Napięcie w sali kaliskiego sądu rosło od pierwszych minut posiedzenia. To właśnie tu, 11 września, rozpoczęła się apelacja związana z tragicznym wypadkiem sprzed dwóch lat, do którego doszło w Rogaszycach, na terenie powiatu ostrzeszowskiego. Zginął wtedy młody chłopak, a sprawa poruszyła mieszkańców całego regionu.

Szczegóły katastrofy w Rogaszycach

Według ustaleń śledczych, 19-letnia kierująca BMW rozpędziła swoje auto do blisko 260 km/h. Dramat rozegrał się na prostym odcinku wiejskiej drogi, gdzie w pewnym momencie samochód wypadł z trasy, uderzył w skarpę, kilkukrotnie dachował i stanął w płomieniach. Na miejscu śmierć poniósł 17-letni pasażer, a także pies podróżujący z młodymi ludźmi. Zarówno kierująca, jak i drugi pasażer trafili do szpitala z poważnymi obrażeniami.

Wyrok sądu pierwszej instancji – kontrowersje i sprzeciw

W ubiegłym roku Sąd Rejonowy w Ostrzeszowie wydał wyrok: sprawczyni została skazana na 18 miesięcy pozbawienia wolności, dostała zakaz prowadzenia pojazdów przez 8 lat oraz została zobowiązana do zapłaty 50 tysięcy złotych na rzecz dwóch poszkodowanych. Decyzja ta wywołała burzę wśród opinii publicznej. Zarówno prokuratura, jak i pełnomocnicy rodzin ofiar domagają się surowszej kary. Podkreślają, że prędkość, z którą prowadziła młoda kobieta, była nie tylko niebezpieczna, ale stanowiła skrajną lekkomyślność.

Argumenty prokuratury i obrony – różne spojrzenia na sprawę

Prokuratorzy oraz przedstawiciele poszkodowanych – m.in. mecenas Maciej Maślukiewicz – są zgodni, że wyrok powinien być bardziej dotkliwy, a młody wiek oskarżonej nie może być traktowany jako okoliczność łagodząca. Ich zdaniem przekroczenie dozwolonej prędkości aż o 200 km/h to rażąca nieodpowiedzialność, której skutków nie można bagatelizować. Zupełnie inaczej widzą to obrońcy sprawczyni. Wskazują, że dziewczyna od początku przyznała się do winy, współpracowała ze śledczymi i – jako bardzo młoda osoba – poniosła już poważne konsekwencje psychiczne. Dlatego ich zdaniem wymierzona kara powinna zostać utrzymana.
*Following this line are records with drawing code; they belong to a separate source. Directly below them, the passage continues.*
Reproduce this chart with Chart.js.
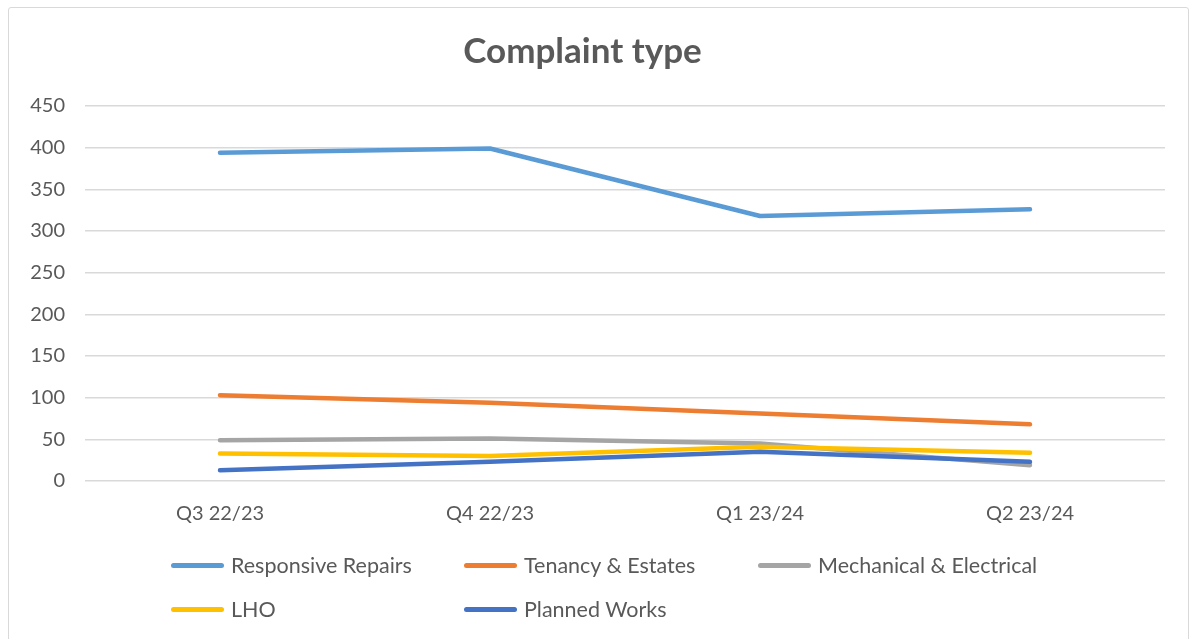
<!DOCTYPE html>
<html>
<head>
<meta charset="utf-8">
<script src="https://cdn.jsdelivr.net/npm/chart.js@4.4.1/dist/chart.umd.min.js"></script>
<style>
  html, body { margin: 0; padding: 0; background: #fff; overflow: hidden; }
  #wrap { position: relative; width: 1199px; height: 639px; }
  #frame { position: absolute; left: 8px; top: 7px; width: 1181px; height: 660px;
           border: 1px solid #d9d9d9; border-radius: 3px; box-sizing: border-box; pointer-events: none; }
  .leg { position: absolute; font-family: Lato, "Noto Sans", sans-serif; font-size: 21.5px; color: #595959;
         white-space: nowrap; line-height: 24px; }
  .leg i { position: absolute; left: 0; top: 10px; width: 53px; height: 5px; border-radius: 3px; }
  .leg span { position: absolute; left: 60px; top: 0; }
</style>
</head>
<body>
<div id="wrap">
  <canvas id="complaintChart" width="1199" height="639"></canvas>
  <div id="frame"></div>
  <div id="legend"></div>
</div>
<script>
// quarters on the x axis
const quarters = ['Q3 22/23', 'Q4 22/23', 'Q1 23/24', 'Q2 23/24'];

// series values
const responsiveRepairs = [394, 399, 318, 326];
const tenancyEstates = [103, 94, 81, 68];
const mechElectrical = [49, 51, 45, 19];
const lho = [33, 30, 41, 34];
const plannedWorks = [13, 23, 35, 23];

const seriesNames = ['Responsive Repairs', 'Tenancy & Estates', 'Mechanical & Electrical', 'LHO', 'Planned Works'];
const seriesColors = ['#5B9BD5', '#ED7D31', '#A5A5A5', '#FFC000', '#4472C4'];
const seriesData = [responsiveRepairs, tenancyEstates, mechElectrical, lho, plannedWorks];

const textColor = '#595959';
const gridColor = '#d9d9d9';
const fontFamily = 'Lato, "Noto Sans", sans-serif';

const datasets = seriesNames.map((name, i) => ({
    label: name,
    data: seriesData[i],
    borderColor: seriesColors[i],
    backgroundColor: seriesColors[i],
    borderWidth: 4.5,
    pointRadius: 0,
    borderCapStyle: 'round',
    borderJoinStyle: 'round',
    tension: 0,
    order: seriesNames.length - i  // later series on top, like Excel
}));

new Chart(document.getElementById('complaintChart').getContext('2d'), {
    type: 'line',
    data: { labels: quarters, datasets: datasets },
    options: {
        responsive: false,
        animation: false,
        layout: { padding: { left: 0, right: 34, top: 0, bottom: 0 } },
        plugins: {
            legend: { display: false },
            tooltip: { enabled: false },
            title: {
                display: true,
                text: 'Complaint type',
                color: textColor,
                font: { family: fontFamily, size: 35, weight: 'bold' },
                padding: { top: 31, bottom: 33 }
            }
        },
        scales: {
            x: {
                offset: true,
                grid: { display: false, drawTicks: false },
                border: { display: false },
                ticks: {
                    color: textColor,
                    padding: 21,
                    font: { family: fontFamily, size: 20 }
                },
                afterFit: s => { s.height = 158; }
            },
            y: {
                min: 0,
                max: 450,
                grid: { color: gridColor, lineWidth: 1.5, drawTicks: false },
                border: { display: false },
                ticks: {
                    stepSize: 50,
                    color: textColor,
                    padding: 20,
                    font: { family: fontFamily, size: 20 }
                },
                afterFit: s => { s.width = 85; }
            }
        }
    }
});

// legend laid out in columns, as in the original
const legendPos = [[171, 553], [464, 553], [758, 553], [171, 597], [464, 597]];
const legendBox = document.getElementById('legend');
seriesNames.forEach((name, i) => {
    const item = document.createElement('div');
    item.className = 'leg';
    item.style.left = legendPos[i][0] + 'px';
    item.style.top = legendPos[i][1] + 'px';
    item.innerHTML = `<i style="background:${seriesColors[i]}"></i><span></span>`;
    item.querySelector('span').textContent = name;
    legendBox.appendChild(item);
});
</script>
</body>
</html>
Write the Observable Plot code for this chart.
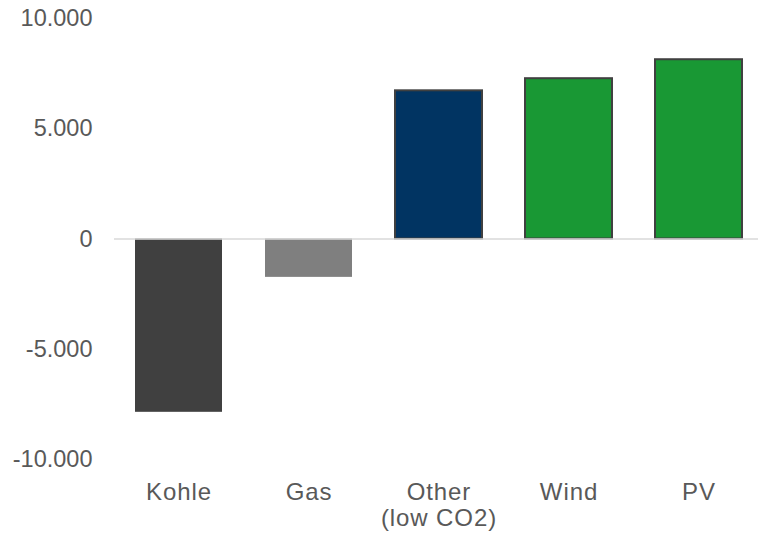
<!DOCTYPE html>
<html>
<head>
<meta charset="utf-8">
<script src="https://cdn.jsdelivr.net/npm/d3@7"></script>
<script src="https://cdn.jsdelivr.net/npm/@observablehq/plot@0.6"></script>
<style>
  html, body { margin: 0; padding: 0; background: #fff; }
  g[aria-label="x-axis tick label"] text { letter-spacing: 0.9px; }
</style>
</head>
<body>
<div id="chart"></div>
<script>
// Change per technology
const categories = ["Kohle", "Gas", "Other", "Wind", "PV"];
const categoryLabels = ["Kohle", "Gas", "Other\n(low CO2)", "Wind", "PV"];
const values = [-7860, -1740, 6720, 7270, 8130];
const colors = ["#404040", "#7f7f7f", "#013462", "#199834", "#199834"];
const yTicks = [-10000, -5000, 0, 5000, 10000];

const data = categories.map((c, i) => ({ category: c, value: values[i], color: colors[i] }));
const labelOf = new Map(categories.map((c, i) => [c, categoryLabels[i]]));

// German number format: dot as thousands separator, plain hyphen for minus
const de = d3.formatLocale({ decimal: ",", thousands: ".", grouping: [3], currency: ["", " €"], minus: "-" });
const fmt = de.format(",");

const chart = Plot.plot({
  width: 758,
  height: 535,
  marginLeft: 114,
  marginRight: 0,
  marginTop: 18,
  marginBottom: 76,
  style: {
    fontFamily: "'Liberation Sans', Arial, sans-serif",
    fontSize: "23.5px",
    color: "#595959",
    background: "#fff"
  },
  x: {
    domain: categories,
    range: [114, 764],
    paddingInner: 0.33,
    paddingOuter: 0.165,
    align: 0.5
  },
  y: {
    domain: [-10000, 10000]
  },
  color: { type: "identity" },
  marks: [
    Plot.axisY(yTicks, {
      tickFormat: fmt,
      tickSize: 0,
      tickPadding: 22,
      fontSize: 23.5,
      label: null
    }),
    Plot.axisX({
      tickFormat: d => labelOf.get(d),
      tickSize: 0,
      tickPadding: 21,
      fontSize: 24,
      lineHeight: 1.12,
      label: null
    }),
    Plot.barY(data.filter(d => d.value < 0), { x: "category", y: "value", fill: "color" }),
    Plot.barY(data.filter(d => d.value >= 0), { x: "category", y: "value", fill: "color", stroke: "#404040", strokeWidth: 2 }),
    Plot.ruleY([0], { stroke: "#d9d9d9", strokeWidth: 1.5 })
  ]
});

document.getElementById("chart").appendChild(chart);
</script>
</body>
</html>
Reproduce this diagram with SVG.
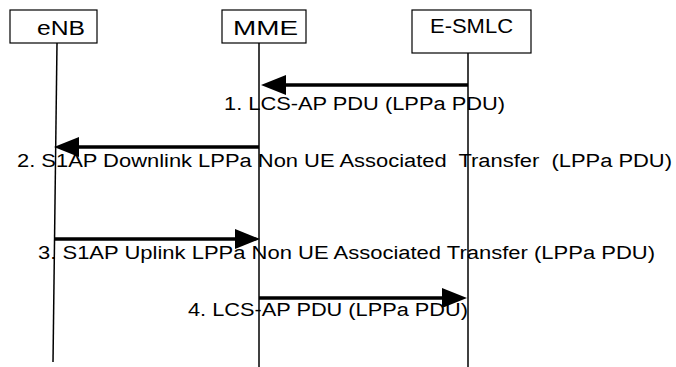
<svg xmlns="http://www.w3.org/2000/svg" width="676" height="367" viewBox="0 0 676 367">
<style>
.box{fill:#fff;stroke:#000;stroke-width:1.2}
.life{stroke:#000;stroke-width:1.5;fill:none}
.msg{stroke:#000;stroke-width:3.5;fill:none}
.head{fill:#000}
.nt{font-family:"Liberation Sans",Arial,sans-serif;font-size:20px;fill:#000}
.lt{font-family:"Liberation Sans",Arial,sans-serif;font-size:18px;fill:#000;white-space:pre}
</style>
<rect width="676" height="367" fill="#fff"/>
<g id="eNB">
<rect class="box" x="10" y="10" width="87" height="33"/>
<text class="nt" x="37" y="35" textLength="48" lengthAdjust="spacingAndGlyphs">eNB</text>
<line class="life" x1="57" y1="43" x2="53" y2="362"/>
</g>
<g id="MME">
<rect class="box" x="222" y="10" width="84" height="33"/>
<text class="nt" x="233" y="35" textLength="65" lengthAdjust="spacingAndGlyphs">MME</text>
<line class="life" x1="259" y1="43" x2="259" y2="367"/>
</g>
<g id="E-SMLC">
<rect class="box" x="412" y="10" width="119" height="43"/>
<text class="nt" x="430" y="33" textLength="83" lengthAdjust="spacingAndGlyphs">E-SMLC</text>
<line class="life" x1="468" y1="53" x2="468" y2="367"/>
</g>
<g id="connectors">
<line class="msg" x1="468" y1="85" x2="282" y2="85"/>
<polygon class="head" points="261,85 286,75 286,95"/>
<text class="lt" x="224" y="110" textLength="281" lengthAdjust="spacingAndGlyphs">1. LCS-AP PDU (LPPa PDU)</text>
<line class="msg" x1="259" y1="147" x2="74" y2="147"/>
<polygon class="head" points="54,147 79,137 79,157"/>
<text class="lt" x="17" y="167" textLength="655" lengthAdjust="spacingAndGlyphs">2. S1AP Downlink LPPa Non UE Associated  Transfer  (LPPa PDU)</text>
<line class="msg" x1="54" y1="239" x2="240" y2="239"/>
<polygon class="head" points="260,239 235,229 235,249"/>
<text class="lt" x="38" y="259" textLength="617" lengthAdjust="spacingAndGlyphs">3. S1AP Uplink LPPa Non UE Associated Transfer (LPPa PDU)</text>
<line class="msg" x1="259" y1="298" x2="447" y2="298"/>
<polygon class="head" points="467,298 442,288 442,308"/>
<text class="lt" x="188" y="316" textLength="280" lengthAdjust="spacingAndGlyphs">4. LCS-AP PDU (LPPa PDU)</text>
</g>
</svg>
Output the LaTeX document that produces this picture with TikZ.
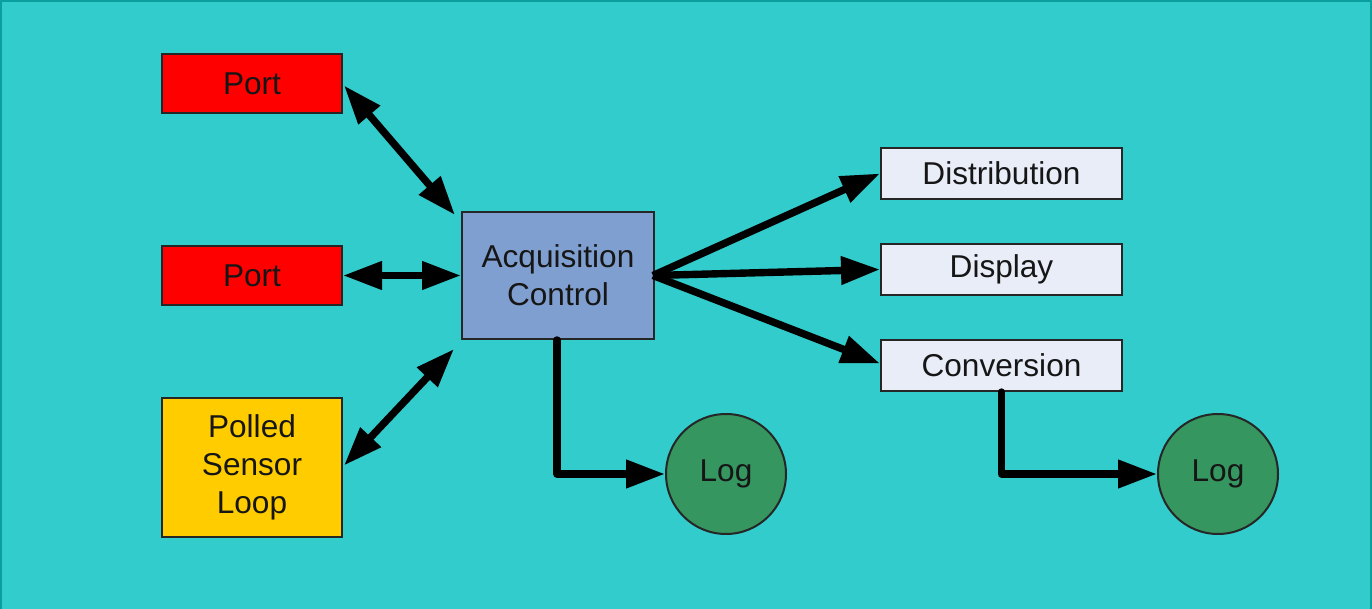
\documentclass[tikz,border=0pt]{standalone}
\usepackage{fontspec}
\setmainfont{Liberation Sans}
\usetikzlibrary{arrows.meta,calc}
\definecolor{bg}{RGB}{51,204,204}
\definecolor{framecol}{RGB}{10,158,158}
\definecolor{portred}{RGB}{255,0,0}
\definecolor{sensoryel}{RGB}{255,204,0}
\definecolor{acqblue}{RGB}{127,159,208}
\definecolor{outbox}{RGB}{233,237,248}
\definecolor{loggreen}{RGB}{54,150,96}
\definecolor{txt}{RGB}{22,22,22}
\begin{document}
\begin{tikzpicture}[x=0.5pt,y=-0.5pt,
  box/.style={draw=black!85, line width=1pt, inner sep=0pt, align=center, text=txt,
    font=\fontsize{15.8}{19}\selectfont},
  portbox/.style={box, fill=portred, minimum width=90pt, minimum height=29.5pt},
  sensorbox/.style={box, fill=sensoryel, minimum width=90pt, minimum height=69.5pt},
  acqbox/.style={box, fill=acqblue, minimum width=96pt, minimum height=63.5pt},
  outnode/.style={box, fill=outbox, minimum width=120.5pt, minimum height=25.5pt},
  lognode/.style={box, circle, fill=loggreen, minimum size=60pt},
  tipshape/.tip={Triangle[length=19.5pt,width=13.5pt]},
  conn/.style={line width=3.7pt, -tipshape},
  biconn/.style={line width=3.7pt, tipshape-tipshape},
  elbow/.style={line width=3.7pt, -tipshape, line join=round, line cap=round}
]
\useasboundingbox (0,0) rectangle (1372,609);
\fill[bg] (0,0) rectangle (1372,609);
\draw[framecol, line width=1.2pt] (1,609) -- (1,1) -- (1371,1) -- (1371,609);

\node[portbox] (port1) at (252,83.5) {Port};
\node[portbox] (port2) at (252,275.5) {Port};
\node[sensorbox] (sensor) at (252,467.5) {Polled\\Sensor\\Loop};
\node[acqbox] (acq) at (558,275.5) {Acquisition\\Control};
\node[outnode] (dist) at (1001.5,173.5) {Distribution};
\node[outnode] (disp) at (1001.5,269.5) {Display};
\node[outnode] (conv) at (1001.5,365.5) {Conversion};
\node[lognode] (log1) at (726,474) {Log};
\node[lognode] (log2) at (1218,474) {Log};

\coordinate (acqhi) at ($(acq.north west)+(-6,4)$);
\coordinate (acqlo) at ($(acq.south west)+(-7,9)$);
\coordinate (acqout) at ($(acq.east)+(-2,0)$);
\coordinate (acqbot) at ($(acq.south)+(-1,0)$);

\draw[biconn] ($(port1.east)+(1,2)$) -- (acqhi);
\draw[biconn] (port2.east) -- (acq.west);
\draw[biconn] ($(sensor.east)+(1,-2)$) -- (acqlo);
\draw[conn] (acqout) -- (dist.west);
\draw[conn] (acqout) -- (disp.west);
\draw[conn] (acqout) -- ($(conv.west)+(0,-2)$);
\draw[elbow] (acqbot) |- (log1.west);
\draw[elbow] (conv.south) |- (log2.west);
\end{tikzpicture}
\end{document}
Kiedy poznamy finał sprawy?

Ostateczne rozstrzygnięcie zapadnie w ciągu najbliższych dwóch tygodni. Sprawa budzi ogromne emocje nie tylko wśród mieszkańców powiatu ostrzeszowskiego, ale także daleko poza regionem. Wszyscy zadają sobie pytanie, czy sąd zdecyduje się zaostrzyć karę, czy podtrzyma wcześniejsze orzeczenie. Będziemy informować o dalszym przebiegu procesu.